The main goal of debugging is to find bugs. The most important question is how? The entry criterion of bug hunting is obviously the knowledge of your code. If you don’t understand the code in an appropriate level you will find the fault with difficulties and your code fix will results in newer bugs, while the code becomes worse. Assume that your code understanding is sufficient for debugging. What to do next?
Most of the program executions resulting in a failure have a long trace containing lots of execution steps. Checking all of them is almost impossible and it would take too long. We need methods which reduces the number of execution steps to consider. The methods reducing the executions to be investigated are called active debugging.
On the contrary, debugging methods which leave all the execution steps to be visited are called passive debugging. What do these debuggers do? They display or log the available data of the inner state of an execution step. Traditional debuggers and loggers fall into this category.It seems, something is wrong with this argument since you can insert breakpoints at any place and skip most of the execution steps. However, inserting breakpoints can only be possible if you apply an active method.
Known active debugging techniques
During debugging you always make hypotheses. These can be positive and negative. A negative hypothesis is when you exclude some parts of the executed code as being faulty. If you assume, then a method cannot be a source of the failure you can step over it. That’s why code understanding is so important.
A positive hypothesis is on the contrary an assumption what can be wrong. If you have a clear hypotheses, you can concentrate on those part of the code which support or falsify your hypothesis. If the hypothesis is good you can narrow it, if it’s wrong you have to change it. For example, you can guess that the cause of a sorting problem is the erroneous handling of hyphens in family names.
Active debugging based on hypotheses cannot be automated. You have to use your brain. There are other methods, however, which can be automated. The first one is input reduction, also called as delta debugging, see http://java.dzone.com/articles/debugging-step-step-delta. This is the first step of bug hunting after understanding the code. Here is an example.

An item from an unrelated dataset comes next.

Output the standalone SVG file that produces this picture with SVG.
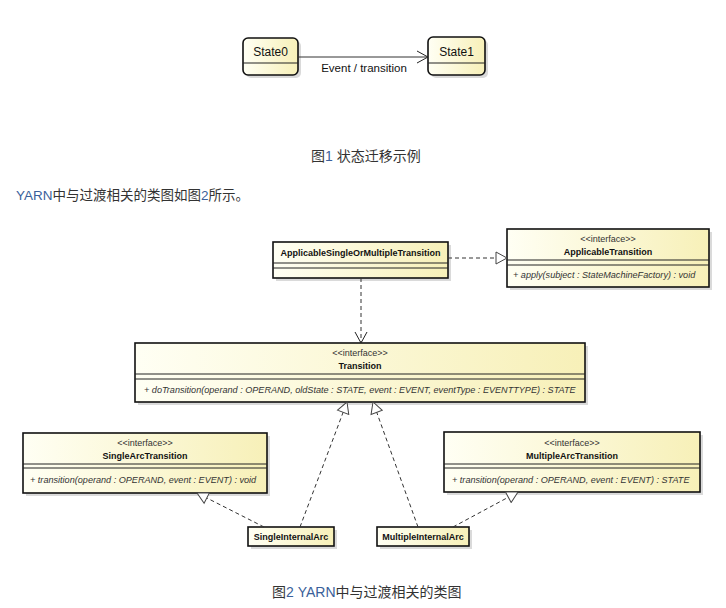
<svg xmlns="http://www.w3.org/2000/svg" width="726" height="608" viewBox="0 0 726 608">
<defs>
  <linearGradient id="fillg" x1="0" y1="0" x2="1" y2="0">
    <stop offset="0" stop-color="#fffff4"/>
    <stop offset="1" stop-color="#f7f0b8"/>
  </linearGradient>
  <marker id="open" markerWidth="14" markerHeight="14" refX="12" refY="7" orient="auto" markerUnits="userSpaceOnUse">
    <path d="M1,1 L12,7 L1,13" fill="none" stroke="#222" stroke-width="1"/>
  </marker>
  <marker id="tri" markerWidth="14" markerHeight="14" refX="12" refY="7" orient="auto" markerUnits="userSpaceOnUse">
    <path d="M1,1 L12,7 L1,13 Z" fill="#fff" stroke="#444" stroke-width="1"/>
  </marker>
</defs>
<style>
  .box { fill: url(#fillg); stroke: #111; stroke-width: 1.6; }
  .shadow { fill: #dadada; }
  .div { stroke: #222; stroke-width: 1; }
  .st { font-family: "Liberation Sans", Arial, sans-serif; font-size: 12px; fill: #111; text-anchor: middle; }
  .name { font-family: "Liberation Sans", Arial, sans-serif; font-size: 9px; font-weight: bold; fill: #111; text-anchor: middle; }
  .stereo { font-family: "Liberation Sans", Arial, sans-serif; font-size: 9px; fill: #333; text-anchor: middle; }
  .meth { font-family: "Liberation Sans", Arial, sans-serif; font-size: 9.1px; font-style: italic; fill: #333; }
  .cap { font-family: "Liberation Sans", "Noto Sans CJK SC", sans-serif; font-size: 14px; fill: #333; }
  .lat { fill: #3a5f9a; }
  .conn { fill: none; stroke: #333; stroke-width: 1; }
  .dash { stroke-dasharray: 4 3; }
</style>

<g id="State0">
  <rect class="shadow" x="246" y="41" width="55" height="37" rx="5"/>
  <rect class="box" x="243" y="38" width="55" height="37" rx="5"/>
  <line class="div" x1="243" y1="63" x2="298" y2="63"/>
  <text class="st" x="270.5" y="56">State0</text>
</g>
<g id="State1">
  <rect class="shadow" x="431" y="40" width="57" height="38" rx="5"/>
  <rect class="box" x="428" y="37" width="57" height="38" rx="5"/>
  <line class="div" x1="428" y1="63" x2="485" y2="63"/>
  <text class="st" x="456.5" y="56">State1</text>
</g>

<g id="ApplicableSingleOrMultipleTransition">
  <rect class="shadow" x="276" y="245" width="175" height="36"/>
  <rect class="box" x="273" y="242" width="175" height="36"/>
  <line class="div" x1="273" y1="263" x2="448" y2="263"/>
  <line class="div" x1="273" y1="268" x2="448" y2="268"/>
  <text class="name" x="360.5" y="256">ApplicableSingleOrMultipleTransition</text>
</g>

<g id="ApplicableTransition">
  <rect class="shadow" x="510" y="232" width="202" height="58"/>
  <rect class="box" x="507" y="229" width="202" height="58"/>
  <line class="div" x1="507" y1="260" x2="709" y2="260"/>
  <line class="div" x1="507" y1="265" x2="709" y2="265"/>
  <text class="stereo" x="608" y="242">&lt;&lt;interface&gt;&gt;</text>
  <text class="name" x="608" y="255">ApplicableTransition</text>
  <text class="meth" x="513" y="278">+ apply(subject : StateMachineFactory) : void</text>
</g>

<g id="Transition">
  <rect class="shadow" x="138" y="346" width="450" height="59"/>
  <rect class="box" x="135" y="343" width="450" height="59"/>
  <line class="div" x1="135" y1="374" x2="585" y2="374"/>
  <line class="div" x1="135" y1="379" x2="585" y2="379"/>
  <text class="stereo" x="360" y="356">&lt;&lt;interface&gt;&gt;</text>
  <text class="name" x="360" y="369">Transition</text>
  <text class="meth" x="144" y="393">+ doTransition(operand : OPERAND, oldState : STATE, event : EVENT, eventType : EVENTTYPE) : STATE</text>
</g>

<g id="SingleArcTransition">
  <rect class="shadow" x="26" y="436" width="244" height="60"/>
  <rect class="box" x="23" y="433" width="244" height="60"/>
  <line class="div" x1="23" y1="464" x2="267" y2="464"/>
  <line class="div" x1="23" y1="468" x2="267" y2="468"/>
  <text class="stereo" x="145" y="446">&lt;&lt;interface&gt;&gt;</text>
  <text class="name" x="145" y="459">SingleArcTransition</text>
  <text class="meth" x="30" y="483">+ transition(operand : OPERAND, event : EVENT) : void</text>
</g>

<g id="MultipleArcTransition">
  <rect class="shadow" x="447" y="435" width="256" height="60"/>
  <rect class="box" x="444" y="432" width="256" height="60"/>
  <line class="div" x1="444" y1="464" x2="700" y2="464"/>
  <line class="div" x1="444" y1="468" x2="700" y2="468"/>
  <text class="stereo" x="572" y="446">&lt;&lt;interface&gt;&gt;</text>
  <text class="name" x="572" y="459">MultipleArcTransition</text>
  <text class="meth" x="452" y="483">+ transition(operand : OPERAND, event : EVENT) : STATE</text>
</g>

<g id="SingleInternalArc">
  <rect class="shadow" x="251" y="530" width="86" height="19"/>
  <rect class="box" x="248" y="527" width="86" height="19"/>
  <text class="name" x="291" y="540">SingleInternalArc</text>
</g>

<g id="MultipleInternalArc">
  <rect class="shadow" x="380" y="530" width="92" height="19"/>
  <rect class="box" x="377" y="527" width="92" height="19"/>
  <text class="name" x="423" y="540">MultipleInternalArc</text>
</g>

<g id="connectors">
  <line class="conn" x1="298" y1="57" x2="428" y2="57" marker-end="url(#open)"/>
  <text class="st" x="364" y="72" style="font-size:11.5px">Event / transition</text>
  <line class="conn dash" x1="448" y1="258" x2="507" y2="258" marker-end="url(#tri)"/>
  <line class="conn dash" x1="361" y1="278" x2="361" y2="343" marker-end="url(#open)"/>
  <line class="conn dash" x1="300" y1="527" x2="347" y2="402" marker-end="url(#tri)"/>
  <line class="conn dash" x1="418" y1="527" x2="373" y2="402" marker-end="url(#tri)"/>
  <line class="conn dash" x1="264" y1="527" x2="197" y2="493" marker-end="url(#tri)"/>
  <line class="conn dash" x1="453" y1="527" x2="518" y2="492" marker-end="url(#tri)"/>
</g>

<text class="cap" x="311" y="161">图<tspan class="lat">1</tspan> 状态迁移示例</text>
<text class="cap" x="16" y="200" style="font-size:13.5px"><tspan class="lat">YARN</tspan>中与过渡相关的类图如图<tspan class="lat">2</tspan>所示。</text>
<text class="cap" x="272" y="597">图<tspan class="lat">2 YARN</tspan>中与过渡相关的类图</text>
</svg>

Consider a list of 100 employees in alphabetic order, and assume the order is false. What to do? We can use a traditional debugger and try to find the fault. However it’s a completely wrong solution. Firstly, we should reduce the input, i.e. the number of employees. Starting from the wrong ordering we observed in the list, we can construct a test that fails as well, with only quite a few names.
What did happen? We have a new execution trace with much less execution steps. This is clearly active debugging. By applying the method input is minimized so that the result of the execution be correct for any smaller input, but faulty for the selected one. The method can be automated, or you can do this work manually depending on the actual case.
Another active debugging method introduced by our Jidebug team is comparison debugging.
Assume we have a bug, i.e. a test execution failed. If we have another, but bug free execution we can use it as standard. Actually, if the inputs of the two executions are the same or similar so that the two executions should cover the same execution path, the difference is a good starting point of bug hunting, and analyzing the differences you either will find the fault or you can make a good hypothesis. For example, if the execution passes for loading a small image, but fails for a larger one, the first can be used as a standard. There should be some differences in the execution trace or the two executions should behave identically. The method can primarily be used for non-reproducible bugs when the test fails at the tester, but works well at the developer’s environment.
To learn more please wait for our subsequent article coming soon. If you cannot wait, you can jump to our home page http://jidebug.com, or try our tool based on comparison debugging.
Considering yet another active debugging technique, here is a short introduction of influence debugging.
Assume you detect a failure during a program execution (or which is the same, a test case). Using a traditional debugger you should analyze quite a lot statements superfluously. Why? Because about 90% of the code has no influence on the failure. If so, why we don’t omit them? Yes, this is the solution: let’s filter out all the code/statements which have no influence on the failure. Therefore, an appropriate tool (Jidebug) can collect all the influences and arrange them as influence chains. If you go back along these chains you may find the defect so that no superfluous statements are traced. This is obviously an active debugging method, which can be used for many cases, even if for missing case errors (when some code is missing).
We are planning a detailed article about influence debugging, but anxious reader can go to the Jidebug page above.
Efficient debugging applies active methods
Active debuggers can be used together. For example, after reducing the input (delta debugging), you can use comparison debugging. Starting from a selected execution difference you can apply both influence debugging and hypothesis to find the bug finally.
Passive and active debugging complete each
other, thus you should use them together. However, to reduce debugging time you
have to cut execution points to be visited as much as possible. This can be done only by applying active
debugging methods. That’s why active debugging is so important.